En la forma los tres actores están espléndidos y sobrios en sus interpretaciones, dejando que fluyan los personajes y las pasiones latentes, y sacando a la superficie los conflictos del pasado y del presente. El triángulo formado por Weisz, McAdams y Nivola trasciende sobreactuaciones y demuestra solvencia y tablas en una historia medida hasta el último detalle por Lelio, que ha escrito el guion adaptado en colaboración con la dramaturga británica Rebecca Lenkiewicz. Nivola tiene ancestros judíos en su familia y quizá algo haya buceado en ellos, pues su papel como rabino es especialmente destacable. Nada parece escapar a la atención de director y actores, que se mueven con comodidad en un terreno que quizá para alguno de ellos sea nuevo (McAdams es una cristiana protestante practicante, por ejemplo), y la imagen que se da de la comunidad ortodoxa judía, sus rituales y ceremonias, deviene perspicaz y vista desde una cierta distancia.

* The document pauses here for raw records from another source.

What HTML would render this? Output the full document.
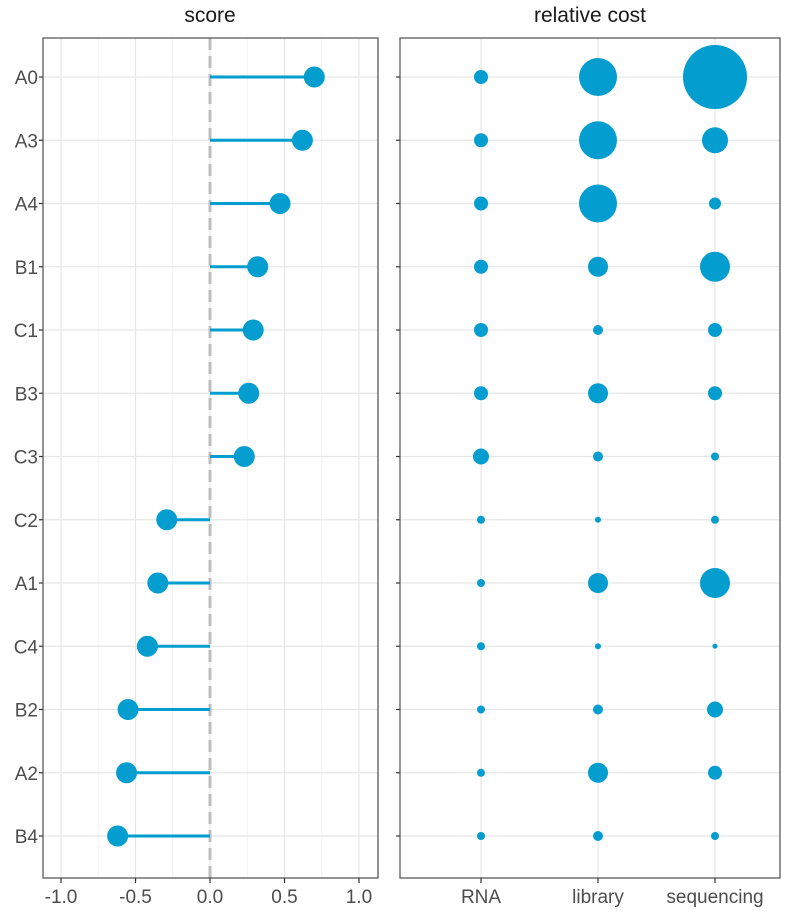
<!DOCTYPE html>
<html><head><meta charset="utf-8"><style>
body{margin:0;background:#fff;font-family:"Liberation Sans",sans-serif;}
</style></head><body>
<svg id="chart" width="786" height="911" xmlns="http://www.w3.org/2000/svg" font-family="Liberation Sans, sans-serif"></svg>
<script>
const categories=["A0","A3","A4","B1","C1","B3","C3","C2","A1","C4","B2","A2","B4"];
const scores=[0.70,0.62,0.47,0.32,0.29,0.26,0.23,-0.29,-0.35,-0.42,-0.55,-0.56,-0.62];
const costTypes=["RNA","library","sequencing"];
const costRNA=[7,7,7,7,7,7,8,4,4,4,4,4,4];
const costLibrary=[19,19,19,10,5,10,5,3,10,3,5,10,5];
const costSequencing=[32,13,6,15,7,7,4,4,15,2.5,8,7,4];
const xTicks=[-1.0,-0.5,0.0,0.5,1.0];
const xTickLabels=["-1.0","-0.5","0.0","0.5","1.0"];
const minorTicks=[-0.75,-0.25,0.25,0.75];

const svg=document.getElementById('chart');
const NS="http://www.w3.org/2000/svg";
const COL="#049dcf";
function el(t,a,p){const e=document.createElementNS(NS,t);for(const k in a)e.setAttribute(k,a[k]);(p||svg).appendChild(e);return e;}
const panelTop=38,panelBot=878,L1=43,R1=378,L2=400,R2=780;
const y=i=>77+i*63.25;
const x=v=>210+v*149;
const xc=j=>481+j*117;

let g;
for(const v of minorTicks){g=el('line',{x1:x(v),x2:x(v),y1:panelTop,y2:panelBot,stroke:'#f2f2f2','stroke-width':1});

}
for(const v of xTicks){g=el('line',{x1:x(v),x2:x(v),y1:panelTop,y2:panelBot,stroke:'#e6e6e6','stroke-width':1.2});

}
categories.forEach((c,i)=>{
 for(const [a,b] of [[L1,R1],[L2,R2]]){g=el('line',{x1:a,x2:b,y1:y(i),y2:y(i),stroke:'#e6e6e6','stroke-width':1.2});
 
 }
});
costTypes.forEach((c,j)=>{g=el('line',{x1:xc(j),x2:xc(j),y1:panelTop,y2:panelBot,stroke:'#e6e6e6','stroke-width':1.2});

});

g=el('line',{x1:x(0),x2:x(0),y1:panelTop,y2:panelBot,stroke:'#bdbdbd','stroke-width':3,'stroke-dasharray':'12,6'});



categories.forEach((c,i)=>{
 const s=el('line',{x1:x(0),x2:x(scores[i]),y1:y(i),y2:y(i),stroke:COL,'stroke-width':3});
 
 
 const d=el('circle',{cx:x(scores[i]),cy:y(i),r:10.5,fill:COL});
 
 
 const t=el('text',{x:38,y:y(i)+7,'text-anchor':'end','font-size':19,fill:'#4d4d4d'});t.textContent=c;
 
 
 for(const xx of [39,396]){const tk=el('line',{x1:xx,x2:xx+4,y1:y(i),y2:y(i),stroke:'#333','stroke-width':1.2});
 
 }
});

const series=[costRNA,costLibrary,costSequencing];
series.forEach((arr,j)=>arr.forEach((r,i)=>{
 const b=el('circle',{cx:xc(j),cy:y(i),r:r,fill:COL});
 
 
}));

for(const [a,b,n] of [[L1,R1,'score-panel'],[L2,R2,'cost-panel']]){
 const r=el('rect',{x:a,y:panelTop,width:b-a,height:panelBot-panelTop,fill:'none',stroke:'#4d4d4d','stroke-width':1.2});
 
 }

xTicks.forEach((v,k)=>{
 const tk=el('line',{x1:x(v),x2:x(v),y1:panelBot,y2:panelBot+5,stroke:'#333','stroke-width':1.2});
 
 
 const t=el('text',{x:x(v),y:panelBot+25,'text-anchor':'middle','font-size':19,fill:'#4d4d4d'});t.textContent=xTickLabels[k];
 
 
});
costTypes.forEach((c,j)=>{
 const tk=el('line',{x1:xc(j),x2:xc(j),y1:panelBot,y2:panelBot+5,stroke:'#333','stroke-width':1.2});
 
 
 const t=el('text',{x:xc(j),y:panelBot+25,'text-anchor':'middle','font-size':19,fill:'#4d4d4d'});t.textContent=c;
 
 
});

let t=el('text',{x:210,y:22,'text-anchor':'middle','font-size':21,fill:'#1a1a1a'});t.textContent='score';


t=el('text',{x:590,y:22,'text-anchor':'middle','font-size':21,fill:'#1a1a1a'});t.textContent='relative cost';


</script>
</body></html>
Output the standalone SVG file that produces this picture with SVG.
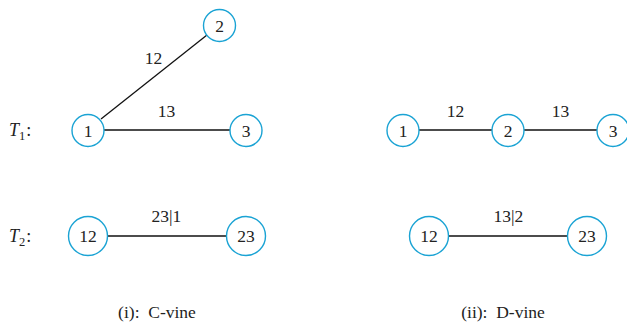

El resultado es una película que no sólo va de dos mujeres que se dejan llevar por una pasión superior a las estrecheces y los convencionalismos sociales, sino que incide en la necesidad del libre albedrío, de no dejarse acogotar por las imposiciones basadas en la mera tradición, y supone una interesante continuación de la filmografía de Lelio sobre mujeres fuertes. Fuertes a pesar de todo… y de todos.